The Town School is an independent, nonsectarian, coeducational elementary school located at 540 East 76th Street on the Upper East Side of Manhattan in New York City.

Founded in 1913, the school currently has approximately 400 students enrolled from Nursery 3 through eighth grade.

==Specifics==
Since 1963, the school has been located on a cul-de-sac at the end of East 76th Street (at the FDR Drive), overlooking the East River and John Jay Park (on the same block as the Lycée français de New York). Today the school is housed in three connected buildings. Facilities include a library, technology center, science labs, a full-size indoor gymnasium, two large play terraces, a large auditorium, solar panels, wind turbine, and Innovation Lab.

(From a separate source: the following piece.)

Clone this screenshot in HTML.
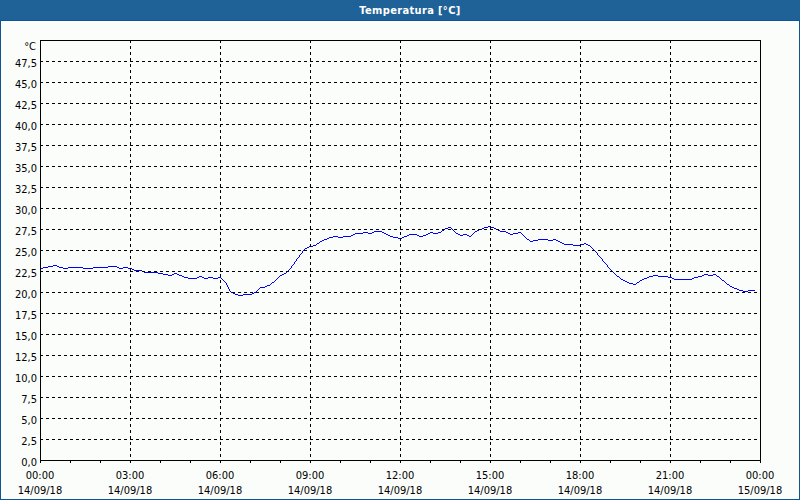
<!DOCTYPE html>
<html><head><meta charset="utf-8"><title>Temperatura</title>
<style>
html,body{margin:0;padding:0;}
body{width:800px;height:500px;position:relative;overflow:hidden;background:#fbfdfb;font-family:"DejaVu Sans Condensed", "DejaVu Sans", "Liberation Sans", sans-serif;font-size:11px;color:#000;}
.hdr{position:absolute;left:0;top:0;width:800px;height:20px;color:#fff;font-weight:bold;text-align:center;line-height:20px;letter-spacing:0.35px;}
.hdr span{position:relative;left:10px;top:1px;}
.bl{position:absolute;left:0;top:20px;width:1px;height:480px;background:#0e5490;}
.br{position:absolute;right:0;top:20px;width:1px;height:480px;background:#0e5490;}
.bb{position:absolute;left:0;bottom:0;width:800px;height:1px;background:#0e5490;}
.bt{position:absolute;left:0;top:20px;width:800px;height:1px;background:#0e5490;}
.iw{position:absolute;left:1px;top:21px;width:796px;height:476px;border:1px solid #fff;}
svg{position:absolute;left:0;top:0;}
.yl{position:absolute;left:0;width:37px;text-align:right;line-height:13px;white-space:nowrap;}
.xl{position:absolute;width:80px;text-align:center;line-height:13px;white-space:nowrap;}
</style></head><body>
<svg width="800" height="20" style="position:absolute;left:0;top:0"><defs><pattern id="dp" width="8" height="20" patternUnits="userSpaceOnUse"><rect width="8" height="20" fill="#1e6194"/><path d="M0 0h1v1h-1zM4 1h1v1h-1zM2 2h1v1h-1zM7 2h1v1h-1zM3 4h1v1h-1zM0 5h1v1h-1zM5 5h1v1h-1zM3 7h1v1h-1zM7 8h1v1h-1zM1 9h1v1h-1zM5 9h1v1h-1zM0 11h1v1h-1zM4 11h1v1h-1zM2 13h1v1h-1zM6 13h1v1h-1zM1 15h1v1h-1zM5 15h1v1h-1zM0 17h1v1h-1zM4 17h1v1h-1zM2 19h1v1h-1zM6 19h1v1h-1z" fill="#2161aa"/></pattern></defs><rect width="800" height="20" fill="url(#dp)" shape-rendering="crispEdges"/></svg>
<div class="hdr"><span>Temperatura [°C]</span></div>
<div class="bt"></div><div class="bl"></div><div class="br"></div><div class="bb"></div>
<div class="iw"></div>
<svg width="800" height="500" viewBox="0 0 800 500" shape-rendering="crispEdges">
<path d="M40 268h3v1h-3zM43 267h5v1h-5zM48 266h5v1h-5zM53 265h4v1h-4zM57 266h2v1h-2zM59 267h4v1h-4zM63 268h5v1h-5zM68 267h15v1h-15zM83 268h10v1h-10zM93 267h15v1h-15zM108 266h9v1h-9zM117 267h2v1h-2zM119 268h4v1h-4zM123 267h5v1h-5zM128 268h4v1h-4zM132 269h2v1h-2zM134 270h8v1h-8zM142 271h2v1h-2zM144 272h14v1h-14zM158 273h5v1h-5zM163 274h5v1h-5zM168 275h4v1h-4zM172 274h2v1h-2zM174 273h3v1h-3zM177 274h2v1h-2zM179 275h3v1h-3zM182 276h2v1h-2zM184 277h4v1h-4zM188 278h9v1h-9zM197 277h2v1h-2zM199 276h3v1h-3zM202 277h2v1h-2zM204 278h4v1h-4zM208 277h5v1h-5zM213 278h5v1h-5zM218 277h3v1h-3zM221 278h1v1h-1zM222 279h1v1h-1zM223 280h1v1h-1zM224 281h1v1h-1zM225 282h1v1h-1zM226 283h1v2h-1zM227 285h1v2h-1zM228 287h1v2h-1zM229 289h1v2h-1zM230 291h1v1h-1zM231 292h2v1h-2zM233 293h2v1h-2zM235 294h3v1h-3zM238 295h5v1h-5zM243 294h9v1h-9zM252 293h2v1h-2zM254 292h2v1h-2zM256 291h1v1h-1zM257 290h1v1h-1zM258 289h1v1h-1zM259 288h1v1h-1zM260 287h5v1h-5zM265 286h2v1h-2zM267 285h3v1h-3zM270 284h1v1h-1zM271 283h1v1h-1zM272 282h2v1h-2zM274 281h1v1h-1zM275 280h1v1h-1zM276 279h1v1h-1zM277 278h1v1h-1zM278 277h1v1h-1zM279 276h1v1h-1zM280 275h2v1h-2zM282 274h2v1h-2zM284 273h2v1h-2zM286 272h1v1h-1zM287 271h1v1h-1zM288 270h1v1h-1zM289 269h1v1h-1zM290 268h1v1h-1zM291 266h1v2h-1zM292 265h1v1h-1zM293 264h1v1h-1zM294 262h1v2h-1zM295 261h1v1h-1zM296 259h1v2h-1zM297 258h1v1h-1zM298 257h1v1h-1zM299 255h1v2h-1zM300 254h1v1h-1zM301 253h1v1h-1zM302 251h1v2h-1zM303 250h1v1h-1zM304 249h1v1h-1zM305 248h2v1h-2zM307 247h2v1h-2zM309 246h4v1h-4zM313 245h3v1h-3zM316 244h1v1h-1zM317 243h2v1h-2zM319 242h1v1h-1zM320 241h2v1h-2zM322 240h2v1h-2zM324 239h3v1h-3zM327 238h2v1h-2zM329 237h4v1h-4zM333 236h5v1h-5zM338 237h5v1h-5zM343 236h8v1h-8zM351 235h2v1h-2zM353 234h2v1h-2zM355 233h8v1h-8zM363 232h5v1h-5zM368 233h4v1h-4zM372 232h2v1h-2zM374 231h8v1h-8zM382 232h2v1h-2zM384 233h2v1h-2zM386 234h2v1h-2zM388 235h2v1h-2zM390 236h3v1h-3zM393 237h5v1h-5zM398 238h4v1h-4zM402 237h2v1h-2zM404 236h3v1h-3zM407 235h2v1h-2zM409 234h8v1h-8zM417 235h2v1h-2zM419 236h4v1h-4zM423 235h3v1h-3zM426 234h2v1h-2zM428 233h2v1h-2zM430 232h3v1h-3zM433 233h5v1h-5zM438 232h3v1h-3zM441 231h1v1h-1zM442 230h2v1h-2zM444 229h1v1h-1zM445 228h3v1h-3zM448 227h3v1h-3zM451 228h1v1h-1zM452 229h1v1h-1zM453 230h1v1h-1zM454 231h1v1h-1zM455 232h1v1h-1zM456 233h2v1h-2zM458 234h2v1h-2zM460 235h3v1h-3zM463 234h4v1h-4zM467 235h2v1h-2zM469 236h2v1h-2zM471 235h1v1h-1zM472 234h1v1h-1zM473 233h1v1h-1zM474 232h1v1h-1zM475 231h2v1h-2zM477 230h2v1h-2zM479 229h3v1h-3zM482 228h2v1h-2zM484 227h4v1h-4zM488 226h3v1h-3zM491 227h3v1h-3zM494 228h2v1h-2zM496 229h2v1h-2zM498 230h2v1h-2zM500 231h6v1h-6zM506 232h2v1h-2zM508 233h2v1h-2zM510 234h3v1h-3zM513 233h5v1h-5zM518 232h3v1h-3zM521 233h1v1h-1zM522 234h1v1h-1zM523 235h1v1h-1zM524 236h1v1h-1zM525 237h1v1h-1zM526 238h1v1h-1zM527 239h2v1h-2zM529 240h1v1h-1zM530 241h3v1h-3zM533 240h5v1h-5zM538 239h10v1h-10zM548 240h5v1h-5zM553 239h3v1h-3zM556 240h2v1h-2zM558 241h2v1h-2zM560 242h2v1h-2zM562 243h2v1h-2zM564 244h9v1h-9zM573 245h8v1h-8zM581 244h3v1h-3zM584 243h2v1h-2zM586 244h2v1h-2zM588 245h2v1h-2zM590 246h1v1h-1zM591 247h1v1h-1zM592 248h1v1h-1zM593 249h1v1h-1zM594 250h1v1h-1zM595 251h1v1h-1zM596 252h1v1h-1zM597 253h1v2h-1zM598 255h1v1h-1zM599 256h1v1h-1zM600 257h1v1h-1zM601 258h1v1h-1zM602 259h1v2h-1zM603 261h1v1h-1zM604 262h1v1h-1zM605 263h1v1h-1zM606 264h1v1h-1zM607 265h1v2h-1zM608 267h1v1h-1zM609 268h1v1h-1zM610 269h1v1h-1zM611 270h1v1h-1zM612 271h1v1h-1zM613 272h1v1h-1zM614 273h1v1h-1zM615 274h1v1h-1zM616 275h1v1h-1zM617 276h2v1h-2zM619 277h1v1h-1zM620 278h1v1h-1zM621 279h2v1h-2zM623 280h2v1h-2zM625 281h2v1h-2zM627 282h2v1h-2zM629 283h4v1h-4zM633 284h3v1h-3zM636 283h1v1h-1zM637 282h2v1h-2zM639 281h1v1h-1zM640 280h2v1h-2zM642 279h2v1h-2zM644 278h3v1h-3zM647 277h2v1h-2zM649 276h4v1h-4zM653 275h5v1h-5zM658 276h10v1h-10zM668 277h4v1h-4zM672 278h2v1h-2zM674 279h18v1h-18zM692 278h2v1h-2zM694 277h4v1h-4zM698 276h4v1h-4zM702 275h2v1h-2zM704 274h4v1h-4zM708 275h5v1h-5zM713 274h3v1h-3zM716 275h1v1h-1zM717 276h2v1h-2zM719 277h1v1h-1zM720 278h1v1h-1zM721 279h1v1h-1zM722 280h2v1h-2zM724 281h1v1h-1zM725 282h1v1h-1zM726 283h1v1h-1zM727 284h2v1h-2zM729 285h1v1h-1zM730 286h2v1h-2zM732 287h2v1h-2zM734 288h3v1h-3zM737 289h2v1h-2zM739 290h4v1h-4zM743 291h5v1h-5zM748 290h7v1h-7z" fill="#0000ff"/>
<path d="M40 439.5H760M40 418.5H760M40 397.5H760M40 376.5H760M40 355.5H760M40 334.5H760M40 313.5H760M40 292.5H760M40 271.5H760M40 250.5H760M40 229.5H760M40 208.5H760M40 187.5H760M40 166.5H760M40 145.5H760M40 124.5H760M40 103.5H760M40 82.5H760M40 61.5H760M130.5 40V460M220.5 40V460M310.5 40V460M400.5 40V460M490.5 40V460M580.5 40V460M670.5 40V460" stroke="#000" stroke-width="1" stroke-dasharray="3 3" fill="none"/>
<path d="M40.5 40V461M760.5 40V461M40 40.5H761M40 460.5H761" stroke="#000" fill="none"/>
<path d="M40.5 461v2M70.5 461v2M100.5 461v2M130.5 461v2M160.5 461v2M190.5 461v2M220.5 461v2M250.5 461v2M280.5 461v2M310.5 461v2M340.5 461v2M370.5 461v2M400.5 461v2M430.5 461v2M460.5 461v2M490.5 461v2M520.5 461v2M550.5 461v2M580.5 461v2M610.5 461v2M640.5 461v2M670.5 461v2M700.5 461v2M730.5 461v2M760.5 461v2" stroke="#000" fill="none"/>
</svg>
<div class="yl" style="top:40px;width:36px">°C</div>
<div class="yl" style="top:57px">47,5</div><div class="yl" style="top:78px">45,0</div><div class="yl" style="top:99px">42,5</div><div class="yl" style="top:120px">40,0</div><div class="yl" style="top:141px">37,5</div><div class="yl" style="top:162px">35,0</div><div class="yl" style="top:183px">32,5</div><div class="yl" style="top:204px">30,0</div><div class="yl" style="top:225px">27,5</div><div class="yl" style="top:246px">25,0</div><div class="yl" style="top:267px">22,5</div><div class="yl" style="top:288px">20,0</div><div class="yl" style="top:309px">17,5</div><div class="yl" style="top:330px">15,0</div><div class="yl" style="top:351px">12,5</div><div class="yl" style="top:372px">10,0</div><div class="yl" style="top:393px">7,5</div><div class="yl" style="top:414px">5,0</div><div class="yl" style="top:435px">2,5</div><div class="yl" style="top:456px">0,0</div>
<div class="xl" style="left:0px;top:469px">00:00</div><div class="xl" style="left:0px;top:484px">14/09/18</div><div class="xl" style="left:90px;top:469px">03:00</div><div class="xl" style="left:90px;top:484px">14/09/18</div><div class="xl" style="left:180px;top:469px">06:00</div><div class="xl" style="left:180px;top:484px">14/09/18</div><div class="xl" style="left:270px;top:469px">09:00</div><div class="xl" style="left:270px;top:484px">14/09/18</div><div class="xl" style="left:360px;top:469px">12:00</div><div class="xl" style="left:360px;top:484px">14/09/18</div><div class="xl" style="left:450px;top:469px">15:00</div><div class="xl" style="left:450px;top:484px">14/09/18</div><div class="xl" style="left:540px;top:469px">18:00</div><div class="xl" style="left:540px;top:484px">14/09/18</div><div class="xl" style="left:630px;top:469px">21:00</div><div class="xl" style="left:630px;top:484px">14/09/18</div><div class="xl" style="left:720px;top:469px">00:00</div><div class="xl" style="left:720px;top:484px">15/09/18</div>
</body></html>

The student-to-teacher ratio is approximately 6:1 overall with class size ranging from 18–22 and with two teachers in early grades.

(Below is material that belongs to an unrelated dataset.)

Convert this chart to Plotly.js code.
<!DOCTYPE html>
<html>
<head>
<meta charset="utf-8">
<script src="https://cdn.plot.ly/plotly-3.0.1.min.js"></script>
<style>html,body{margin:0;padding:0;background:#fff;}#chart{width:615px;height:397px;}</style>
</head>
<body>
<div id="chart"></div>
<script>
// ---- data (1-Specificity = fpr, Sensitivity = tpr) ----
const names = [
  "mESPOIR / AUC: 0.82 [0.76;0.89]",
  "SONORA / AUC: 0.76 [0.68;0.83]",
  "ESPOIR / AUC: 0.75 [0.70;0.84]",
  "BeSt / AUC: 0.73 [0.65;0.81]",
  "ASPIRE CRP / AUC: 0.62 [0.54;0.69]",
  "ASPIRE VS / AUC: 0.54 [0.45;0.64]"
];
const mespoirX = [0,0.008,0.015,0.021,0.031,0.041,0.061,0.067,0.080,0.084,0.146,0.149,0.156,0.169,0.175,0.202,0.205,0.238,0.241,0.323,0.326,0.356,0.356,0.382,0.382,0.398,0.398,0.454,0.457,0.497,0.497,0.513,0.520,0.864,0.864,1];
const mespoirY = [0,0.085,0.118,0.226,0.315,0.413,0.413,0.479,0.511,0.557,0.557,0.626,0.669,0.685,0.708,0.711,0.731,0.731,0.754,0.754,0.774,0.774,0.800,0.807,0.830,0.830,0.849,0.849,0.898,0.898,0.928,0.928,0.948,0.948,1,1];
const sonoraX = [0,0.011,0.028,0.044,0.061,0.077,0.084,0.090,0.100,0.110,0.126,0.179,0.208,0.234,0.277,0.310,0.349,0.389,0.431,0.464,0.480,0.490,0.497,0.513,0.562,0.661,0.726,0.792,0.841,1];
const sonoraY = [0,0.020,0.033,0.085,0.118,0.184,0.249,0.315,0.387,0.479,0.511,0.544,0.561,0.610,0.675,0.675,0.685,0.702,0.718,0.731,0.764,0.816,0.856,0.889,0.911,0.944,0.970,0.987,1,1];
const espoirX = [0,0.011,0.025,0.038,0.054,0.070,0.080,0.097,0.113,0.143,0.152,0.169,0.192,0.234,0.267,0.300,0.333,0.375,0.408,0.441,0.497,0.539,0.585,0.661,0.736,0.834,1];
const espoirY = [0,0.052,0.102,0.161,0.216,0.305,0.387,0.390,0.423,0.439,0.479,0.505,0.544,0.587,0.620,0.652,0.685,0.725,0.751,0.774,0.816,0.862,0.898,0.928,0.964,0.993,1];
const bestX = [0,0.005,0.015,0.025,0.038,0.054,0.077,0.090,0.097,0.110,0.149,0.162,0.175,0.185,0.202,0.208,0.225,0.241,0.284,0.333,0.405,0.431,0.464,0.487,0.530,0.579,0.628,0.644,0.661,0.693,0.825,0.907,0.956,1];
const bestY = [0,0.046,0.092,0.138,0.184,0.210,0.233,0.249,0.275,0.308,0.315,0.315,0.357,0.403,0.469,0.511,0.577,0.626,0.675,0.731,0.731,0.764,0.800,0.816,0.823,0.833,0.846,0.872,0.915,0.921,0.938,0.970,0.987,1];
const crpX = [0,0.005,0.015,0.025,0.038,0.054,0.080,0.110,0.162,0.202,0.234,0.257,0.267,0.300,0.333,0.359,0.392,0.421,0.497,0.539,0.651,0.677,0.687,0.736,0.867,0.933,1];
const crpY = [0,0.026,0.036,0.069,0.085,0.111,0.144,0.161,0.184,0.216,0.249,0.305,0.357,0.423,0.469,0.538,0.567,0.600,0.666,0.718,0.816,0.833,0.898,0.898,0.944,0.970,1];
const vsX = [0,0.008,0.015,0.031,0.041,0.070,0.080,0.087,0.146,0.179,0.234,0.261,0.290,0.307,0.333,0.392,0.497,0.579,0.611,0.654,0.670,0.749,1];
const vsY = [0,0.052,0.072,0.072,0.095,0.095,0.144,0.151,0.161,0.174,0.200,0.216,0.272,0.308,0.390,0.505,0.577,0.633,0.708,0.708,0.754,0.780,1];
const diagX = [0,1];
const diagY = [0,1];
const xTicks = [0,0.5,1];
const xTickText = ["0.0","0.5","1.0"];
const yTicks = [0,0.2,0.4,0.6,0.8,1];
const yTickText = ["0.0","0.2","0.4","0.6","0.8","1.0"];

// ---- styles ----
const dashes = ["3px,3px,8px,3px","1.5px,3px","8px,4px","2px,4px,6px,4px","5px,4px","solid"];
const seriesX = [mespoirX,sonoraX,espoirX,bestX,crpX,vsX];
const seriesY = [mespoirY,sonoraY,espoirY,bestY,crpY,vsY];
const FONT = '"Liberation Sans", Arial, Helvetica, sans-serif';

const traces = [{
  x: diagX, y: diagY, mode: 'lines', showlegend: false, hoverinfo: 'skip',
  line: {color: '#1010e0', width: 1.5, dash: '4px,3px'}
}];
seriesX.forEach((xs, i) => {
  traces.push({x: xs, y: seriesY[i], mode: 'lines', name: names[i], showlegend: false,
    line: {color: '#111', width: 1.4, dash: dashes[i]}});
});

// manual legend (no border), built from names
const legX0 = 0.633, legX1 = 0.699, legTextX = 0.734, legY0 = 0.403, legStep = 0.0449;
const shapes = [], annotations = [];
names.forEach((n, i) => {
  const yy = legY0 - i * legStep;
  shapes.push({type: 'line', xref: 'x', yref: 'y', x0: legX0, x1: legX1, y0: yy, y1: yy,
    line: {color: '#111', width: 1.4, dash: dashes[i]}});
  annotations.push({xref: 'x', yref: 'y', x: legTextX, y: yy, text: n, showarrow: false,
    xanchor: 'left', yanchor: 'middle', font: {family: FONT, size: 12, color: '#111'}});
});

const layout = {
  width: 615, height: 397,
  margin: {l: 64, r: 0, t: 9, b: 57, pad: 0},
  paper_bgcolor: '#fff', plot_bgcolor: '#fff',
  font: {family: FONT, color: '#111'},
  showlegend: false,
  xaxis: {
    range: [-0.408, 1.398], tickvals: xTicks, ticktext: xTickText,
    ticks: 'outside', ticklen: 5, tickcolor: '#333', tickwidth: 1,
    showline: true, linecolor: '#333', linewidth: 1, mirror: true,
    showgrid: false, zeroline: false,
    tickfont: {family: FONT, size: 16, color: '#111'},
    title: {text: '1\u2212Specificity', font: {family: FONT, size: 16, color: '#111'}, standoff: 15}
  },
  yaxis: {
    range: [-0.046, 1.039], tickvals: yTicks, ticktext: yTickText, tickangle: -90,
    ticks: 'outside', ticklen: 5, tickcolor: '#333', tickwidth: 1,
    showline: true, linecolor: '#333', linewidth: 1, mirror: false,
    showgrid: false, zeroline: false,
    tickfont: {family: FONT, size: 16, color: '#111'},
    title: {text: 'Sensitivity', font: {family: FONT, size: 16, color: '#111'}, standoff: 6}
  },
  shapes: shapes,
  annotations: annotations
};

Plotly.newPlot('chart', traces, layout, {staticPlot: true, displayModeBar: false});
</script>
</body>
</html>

The Town School comprises three divisions:
- Nursery/Kindergarten – Pre-school for three- and four-year-olds and Kindergarten
- Lower School – Grades 1 – 4
- Upper School – Grades 5 – 8

Tuition at The Town School for the 2022 – 2023 school year ranges, based on age, from $35,950 per year for the Nursery 3 class to $55,700 per year for the Upper School.

==History==
The Town School was founded in 1913 by Hazel Hyde as Miss Hyde’s School, a nursery school on East 81st Street. After a dozen years, the school moved to 114 East 76th Street, where it remained for nearly four decades. Following the resignation of Hazel Hyde in 1936, the school was renamed The Town School under the leadership of Harriette Young, Margaret Crane and Lois Wright.

In 1945, following the end of World War II, The Town School purchased its location on East 76th Street and later acquired two adjoining brownstones in 1950 and 1959.

In 1963, The Town School moved into the former East Side Settlement House at 540 East 76th Street, the location where the school remains today, and construction soon began on a new building to supplement the earlier structure. In 1978, Town acquired an adjoining two-story factory building and continued to increase the school's space through the mid-1980s. Building renovations have included a new library and technology center (1999), auditorium renovation (2008), solar panels installation (2009), the first wind turbine installed at a New York City school (2012), and Innovation Lab (2012).

By 2000, enrollment at Town reached more than 375 students from Nursery 3 through the Eighth grade, and as of the 2012–2013 school year enrollment stood at 400 students with 68 faculty members.

==Breakthrough program==
The Town School hosts Breakthrough New York, a Breakthrough Collaborative affiliate location that aims to place high-potential, low-income middle school students who attend New York public schools into four-year colleges. Breakthrough New York was founded as Summerbridge at The Town School in 1999 by Sam Marks, a former Summerbridge Providence teacher and Town teacher at the time. In 2009, Breakthrough New York became an independent not-for-profit organization. However it continues to operate programming at The Town School.

==Accreditation==
The Town School is accredited by the New York State Association of Independent Schools (NYSAIS), which is recognized by the Accreditation Commission of the National Association of Independent Schools (NAIS).